Brewing Classic Styles is essentially a recipe book, but it goes beyond most recipe books I've seen. The book starts out with four chapters (40+ pages) from John Palmer, which tell you how to brew. For very beginning brewers, the information here won't be enough to do more than whet their appetites; those with a few batches in the fermenter already will find it to be a nice concise review; and more experienced brewers will find themselves skimming through, maybe finding a gem here or there, but reading mostly for the entertainment value. John is a good writer, so the text flows smoothly and is interesting overall.

The real focus of this book starts in Chapter 5. Jamil goes through each of the BJCP styles, describing the beers (often with a short history) and then giving one of his (and occasionally a friend's) award-winning recipes for each substyle. All of the recipes in the book have won a metal for Jamil or other brewers. The recipes are set up primarily for extract brewers (I know I'm going to get crap for saying that, but that's what I feel after reading through the book), with options for all-grain brewers. Some recipes also have additional options, and occasionally a style will have two recipes given.
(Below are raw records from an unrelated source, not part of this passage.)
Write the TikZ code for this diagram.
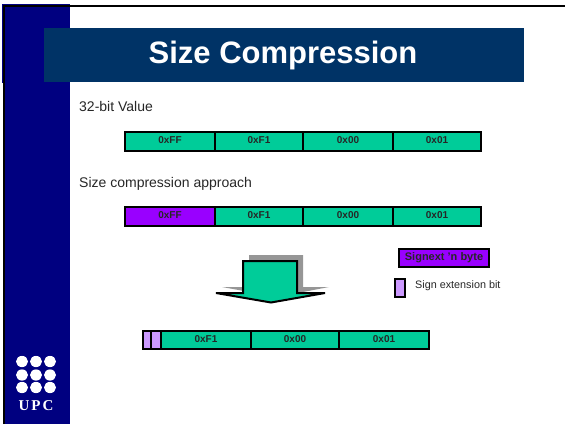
\documentclass[tikz,border=0pt]{standalone}
\usepackage{xcolor}
\usepackage{fontspec}
\setmainfont{Liberation Sans}
\newfontfamily\logofont{Liberation Serif}
\definecolor{sidenavy}{RGB}{0,0,128}
\definecolor{titleblue}{RGB}{0,51,102}
\definecolor{cellgreen}{RGB}{0,204,153}
\definecolor{bytepurple}{RGB}{153,0,255}
\definecolor{bitlilac}{RGB}{204,153,255}
\definecolor{arrowshade}{RGB}{150,150,150}
\usetikzlibrary{positioning}

\begin{document}
\begin{tikzpicture}[x=1pt, y=-1pt,
    cell/.style={rectangle, draw=black, line width=2pt, inner sep=0pt, text depth=2pt, text=black!85, font=\fontsize{10}{12}\selectfont\bfseries},
    bytecell/.style={cell, fill=cellgreen, minimum width=#1, minimum height=19pt},
    signcell/.style={cell, fill=bytepurple, minimum width=#1, minimum height=19pt},
    bitcell/.style={cell, fill=bitlilac, minimum width=#1, minimum height=18pt},
    label/.style={inner sep=0pt, anchor=west, text=black!85, font=\fontsize{14}{16}\selectfont}]
        \useasboundingbox (0,0) rectangle (565,424);

        % Side band and frame
        \fill[sidenavy] (2,4) rectangle (70,83);
        \fill[sidenavy] (4,83) rectangle (70,424);
        \draw[black, line width=2pt] (4,424) -- (4,6) -- (565,6);

        % Title
        \fill[titleblue] (44,28) rectangle (524,82);
        \node[inner sep=0pt, text=white, font=\fontsize{31}{36}\selectfont\bfseries] (title) at (283,55) {Size Compression};

        % 32-bit value
        \node[label] (valuetext) at (79,106.5) {32-bit Value};
        \node[bytecell=90pt] (ffa) at (170,141) {0xFF};
        \node[bytecell=88pt] (f1a) at (259,141) {0xF1};
        \node[bytecell=90pt] (zeroa) at (348,141) {0x00};
        \node[bytecell=88pt] (onea) at (437,141) {0x01};

        % Size compression
        \node[label] (sizetext) at (79,183.5) {Size compression approach};
        \node[signcell=90pt] (ffb) at (170,216.5) {0xFF};
        \node[bytecell=88pt] (f1b) at (259,216.5) {0xF1};
        \node[bytecell=90pt] (zerob) at (348,216.5) {0x00};
        \node[bytecell=88pt] (oneb) at (437,216.5) {0x01};

        % Big arrow
        \fill[arrowshade] (249,255) -- (303,255) -- (303,287) -- (329,287) -- (277,297) -- (222,287) -- (249,287) -- cycle;
        \fill[cellgreen] (243,261) -- (297,261) -- (297,293) -- (325,293) -- (271,302.5) -- (216,293) -- (243,293) -- cycle;
        \draw[black, line width=2pt] (216,293) -- (243,293) -- (243,261) -- (297,261) -- (297,293) -- (325,293) -- (271,302.5) -- cycle;

        % Legend
        \node[cell, fill=bytepurple, minimum width=90pt, minimum height=18pt, font=\fontsize{11}{13}\selectfont\bfseries] (signbyte) at (444,258) {Signext 'n byte};
        \node[bitcell=10pt] (signbit) at (400,288) {};
        \node[inner sep=0pt, anchor=west, text=black!85, font=\fontsize{10.8}{13}\selectfont] (signtext) at (415,285.5) {Sign extension bit};

        % Compressed value
        \node[bitcell=8pt] (bita) at (147,340) {};
        \node[bitcell=10pt] (bitb) at (156,340) {};
        \node[bytecell=90pt, minimum height=18pt] (f1c) at (206,340) {0xF1};
        \node[bytecell=88pt, minimum height=18pt] (zeroc) at (295,340) {0x00};
        \node[bytecell=90pt, minimum height=18pt] (onec) at (384,340) {0x01};

        % Logo
        \foreach \i in {22,36,50} {
            \foreach \j in {361.5,375,387.5} {
                \fill[white] (\i,\j) ellipse (6pt and 5.6pt);
            }
        }
        \node[inner sep=0pt, text=white, font=\logofont\fontsize{15}{17}\selectfont\bfseries] (logotext) at (36,406) {U\kern2pt P\kern2pt C};
    \end{tikzpicture}
\end{document}
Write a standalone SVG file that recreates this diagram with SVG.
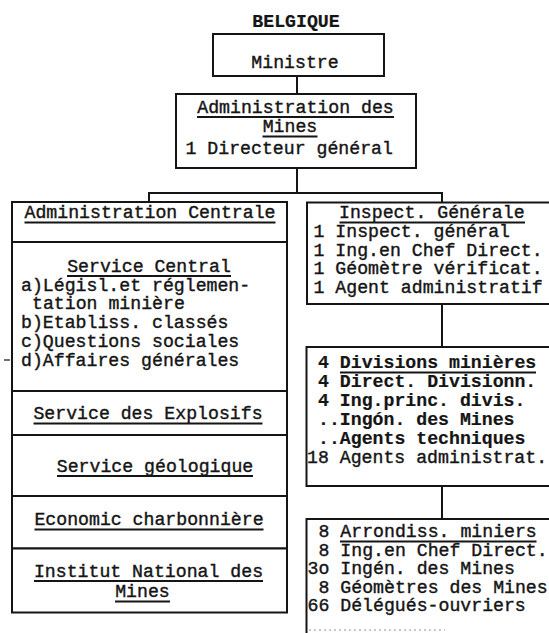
<svg xmlns="http://www.w3.org/2000/svg" width="549" height="633" viewBox="0 0 549 633">
  <style>
    .box { fill: #ffffff; stroke: #151515; stroke-width: 2; }
    .wire { fill: none; stroke: #151515; stroke-width: 2; }
    .ul { stroke: #151515; stroke-width: 2; }
    .t { font-family: "Liberation Mono", "DejaVu Sans Mono", monospace; font-size: 18.2px; fill: #151515; stroke: #151515; stroke-width: 0.4; }
    .m { text-anchor: middle; }
    .b { font-weight: bold; stroke-width: 0.2; }
    .speck { stroke: #b8b8b8; stroke-width: 1.5; stroke-dasharray: 2 3; }
  </style>
  <rect x="0" y="0" width="549" height="633" fill="#ffffff"/>

  <!-- connectors -->
  <g id="connectors">
    <path class="wire" d="M297 76 V94"/>
    <path class="wire" d="M297 168 V193"/>
    <path class="wire" d="M149 202 V193 H442 V203"/>
    <path class="wire" d="M442 304 V347"/>
    <path class="wire" d="M442 486 V519"/>
  </g>

  <g id="belgique">
    <text class="t m b" x="296" y="27">BELGIQUE</text>
  </g>

  <g id="ministre">
    <rect class="box" x="213" y="34" width="171" height="42"/>
    <text class="t m" x="295" y="68">Ministre</text>
  </g>

  <g id="administration-des-mines">
    <rect class="box" x="176" y="94" width="240" height="74"/>
    <text class="t m" x="295.5" y="112.5">Administration des</text>
    <line class="ul" x1="197" y1="117" x2="394" y2="117"/>
    <text class="t m" x="290" y="132">Mines</text>
    <line class="ul" x1="262.5" y1="136.5" x2="317.5" y2="136.5"/>
    <text class="t" x="185.5" y="154">1  Directeur général</text>
  </g>

  <!-- left column -->
  <g id="administration-centrale">
    <rect class="box" x="12" y="202" width="275" height="40"/>
    <text class="t m" x="150" y="218">Administration Centrale</text>
    <line class="ul" x1="24.5" y1="222.5" x2="275.5" y2="222.5"/>
  </g>

  <g id="service-central">
    <rect class="box" x="12" y="242" width="275" height="149"/>
    <text class="t m" x="149" y="271.5">Service Central</text>
    <line class="ul" x1="67" y1="276" x2="231" y2="276"/>
    <text class="t" x="21" y="290.5">a)Législ.et réglemen-</text>
    <text class="t" x="32" y="309">tation minière</text>
    <text class="t" x="21" y="328">b)Etabliss. classés</text>
    <text class="t" x="21" y="346.5">c)Questions sociales</text>
    <text class="t" x="21" y="365.5">d)Affaires générales</text>
    <line class="ul" x1="4" y1="360" x2="10" y2="360" style="stroke-width:1.2"/>
  </g>

  <g id="service-explosifs">
    <rect class="box" x="12" y="391" width="275" height="44"/>
    <text class="t m" x="148" y="419">Service des Explosifs</text>
    <line class="ul" x1="33.5" y1="423.5" x2="262.5" y2="423.5"/>
  </g>

  <g id="service-geologique">
    <rect class="box" x="12" y="435" width="275" height="61"/>
    <text class="t m" x="155" y="471.5">Service géologique</text>
    <line class="ul" x1="57" y1="476" x2="253" y2="476"/>
  </g>

  <g id="economie-charbonniere">
    <rect class="box" x="12" y="496" width="275" height="52.5"/>
    <text class="t m" x="149" y="525">Economic charbonnière</text>
    <line class="ul" x1="34.5" y1="529.5" x2="263.5" y2="529.5"/>
  </g>

  <g id="institut-national">
    <rect class="box" x="12" y="548.5" width="275" height="64"/>
    <text class="t m" x="148.5" y="576.5">Institut National des</text>
    <line class="ul" x1="34" y1="581" x2="263" y2="581"/>
    <text class="t m" x="142.5" y="597">Mines</text>
    <line class="ul" x1="115" y1="601.5" x2="170" y2="601.5"/>
  </g>

  <!-- right column -->
  <g id="inspection-generale">
    <rect class="box" x="307" y="202.5" width="270" height="101.5"/>
    <text class="t" x="339" y="218">Inspect. Générale</text>
    <line class="ul" x1="339.5" y1="222.5" x2="525" y2="222.5"/>
    <text class="t" x="313.5" y="237">1 Inspect. général</text>
    <text class="t" x="313.5" y="255.5">1 Ing.en Chef Direct.</text>
    <text class="t" x="313.5" y="274">1 Géomètre vérificat.</text>
    <text class="t" x="313.5" y="292.5">1 Agent administratif</text>
  </g>

  <g id="divisions-minieres">
    <rect class="box" x="306.5" y="347" width="270" height="139"/>
    <text class="t b" x="318" y="368">4 Divisions minières</text>
    <line class="ul" x1="340" y1="372.5" x2="536" y2="372.5"/>
    <text class="t b" x="318" y="387">4 Direct. Divisionn.</text>
    <text class="t b" x="318" y="406">4 Ing.princ. divis.</text>
    <text class="t b" x="318" y="425">..Ingón. des Mines</text>
    <text class="t b" x="318" y="444">..Agents techniques</text>
    <text class="t" x="307" y="463">18 Agents administrat.</text>
  </g>

  <g id="arrondissements-miniers">
    <rect class="box" x="306.5" y="519" width="270" height="140"/>
    <text class="t" x="318.5" y="537">8 Arrondiss. miniers</text>
    <line class="ul" x1="340" y1="541.5" x2="536.5" y2="541.5"/>
    <text class="t" x="318.5" y="555.5">8 Ing.en Chef Direct.</text>
    <text class="t" x="307.5" y="574">3o Ingén. des Mines</text>
    <text class="t" x="318.5" y="592.5">8 Géomètres des Mines</text>
    <text class="t" x="307.5" y="611">66 Délégués-ouvriers</text>
    <line class="speck" x1="309" y1="630" x2="445" y2="630"/>
  </g>
</svg>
I found myself drooling over many of the recipes as I read through them, and my copy of the book is already dog-eared and underlined and highlighted in many places after only a week.

This book is what it is -- a book of award-winning recipes. That's how it's marketed, and for that it does a great job. Most homebrewers love recipes -- they want someone to tell them how to make a good beer. Compared to any other recipe-based book I've read, Brewing Classic Styles is the best. Clone Brews, More Clone Brews, Son of Clone Brews, even the recipe sections in the popular homebrew books (Papazian's, How to Brew, Radical Brewing, etc) -- none of them come close to what Jamil has done in this book. John Palmer's section on how to brew is a condensed version of his How to Brew book -- good and no doubt valuable for someone on the beginning side of homebrewing, but somewhat weak. The recipe sections are great, but by the end, tend to get repetitive and somewhat boring to read. For all-grain brewers, the grain bill percentages are not given, and that makes it more difficult to scale a recipe or adapt it for your specific system or change it for different mashing efficiencies -- that's my biggest complaint with the book. But, as a reference for anyone who wants to make a certain style of beer (or even use it as a starting point for making an out-of-style beer), it's a valuable addition to any homebrewer's library.